“The Key Is Failure”: James Schamus on Indignation
Photo by Jeff Spicer/Getty
James Schamus has just begun his career as a director with this year’s Philip Roth adaptation Indignation, but he’s already had at least two other enviable careers. He’s an Oscar-nominated and double BAFTA-winning screenwriter, having penned the Ang Lee classics The Ice Storm and Crouching Tiger, Hidden Dragon, among others. And as the CEO of Focus Features, he produced and otherwise shepherded such films as Brokeback Mountain, Happiness, Walking and Talking and She’s the One, among many others. Having achieved success in these realms, Schamus set his sites on an adjacent one, the director’s chair in Indignation. He joined Paste recently to speak about the new film, and about what he’s learned over the course of a very full career.

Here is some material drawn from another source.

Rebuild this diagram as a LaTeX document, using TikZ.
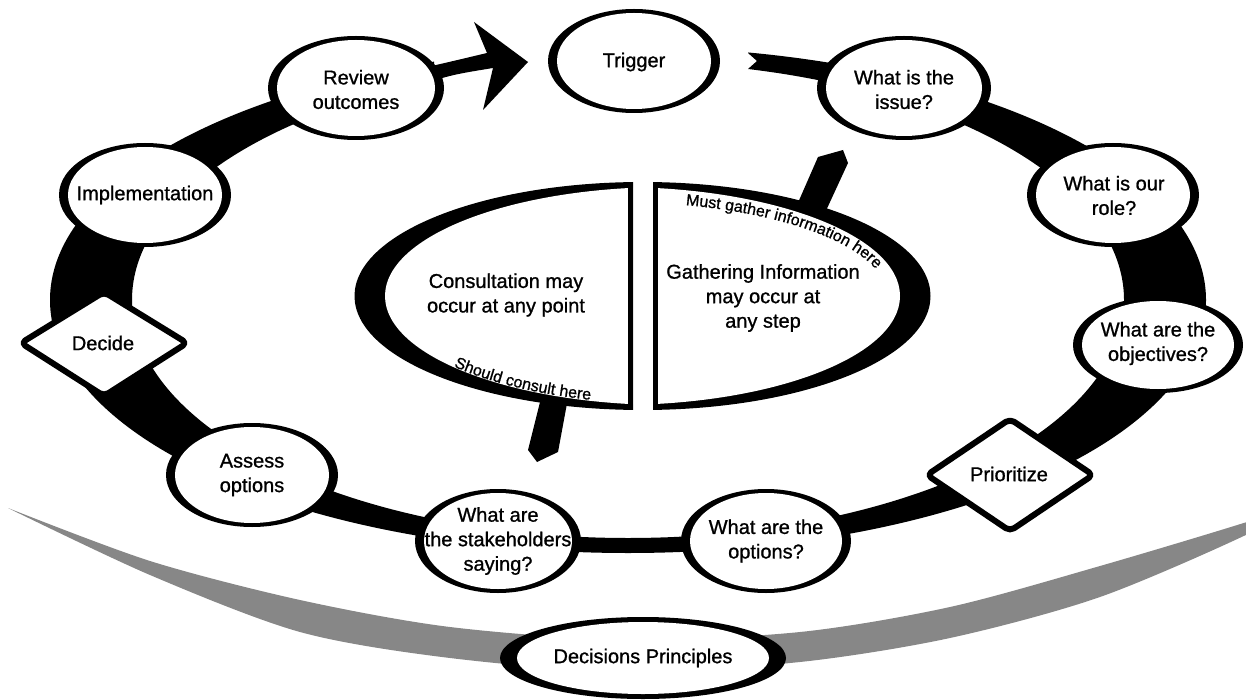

Paste Magazine: Let’s talk about Indignation. Given everything that you’ve done in the past—working with one of the greatest film makers alive in Ang Lee and shepherding so many iconic, great projects as CEO of Focus Features—how do you sit down to write and then direct with a clear head? Without all of those experiences echoing through your brain as you sit down to direct for the first time?
James Schamus: The answer’s very simple. You could be the most accomplished, Nobel prize-winning physicist, the president of the student body of your high school and have starred off-Broadway in a Pulitzer prize-winning musical, but the fact is when you’re crossing the street and a truck turns the corner and is coming at you at 50 miles an hour, you’re going to jump. No matter who you are or what background you have. Your panic really helps overcome any of the potential challenges of being old and having an overblown ego.
Paste: But then also there’s just a question of influence. There’s just a question of sitting down to write a song when you’ve been working with Dylan for 20 years—how do you sort through and find your own vision?
Schamus: It’s a good question because I did have to face those kind of issues. First, you just to admit failure before you begin. When you’re someone like me, having run a movie studio for example, the odds are pretty overwhelming that when you go out to make a movie, you’re probably going to be kind of embarrassed. I think I got lucky on this one. Maybe if they let me do it again, I’ll be embarrassed on the next one. But that’s everybody. I did sit down with my family and say, look, I’m going to try this and guess what? It will probably be pretty embarrassing. But that happens with all directors. There are great directors out there making great movies and then their next movie is, well, not so great. And then they go out to make another movie. The key to these kinds of careers is failure. You constantly run that risk, no matter what, so don’t let that stop you.
Paste: Sure.
Schamus: As for the question of influence—I did have to deal with that, very strong influences. But I made absolutely sure, once I made a commitment to make a movie, that those influences would be as subconscious as humanly possible. If I’m going to get a team together and make a movie, it’s going to be our movie. If it’s going to be a movie that we’re making in the shadow of, or in homage to, or in any way shape or form conscious of imitating somebody else, then the odds are it’s going to be a much worse movie than it otherwise would have been. I can’t make an Ang Lee movie, and if I tried I’d make a really bad one. All I can do is hope to make a really good James Schamus movie. So I just pushed aside any question of influence or any sense that I had to find a style to imitate, and we just went at it fresh.
Paste: And after?
Schamus: When the film was done, I was looking at it, sitting with friends and one of my assistants turned to me aand asked the same questions—who were your big influences? I still didn’t know yet. Looking at the film and trying to figure it out, you find some really weird surprises. It’s all so subconscious and repressed, but I was looking at it and thought, ‘This reminds me a bit of kind of mid-period Louis Malle.’ I never really thought about Louis Malle. I probably haven’t re-watched a Louis Malle movie in years. But when I was looking at it, I was like, oh right because he’s kind of weird, but he makes it look normal. The characters were actually completely on the edge of what would seem to be sustainable personalities for 20th and 21st century capitalist culture. And yet somehow the narratives work.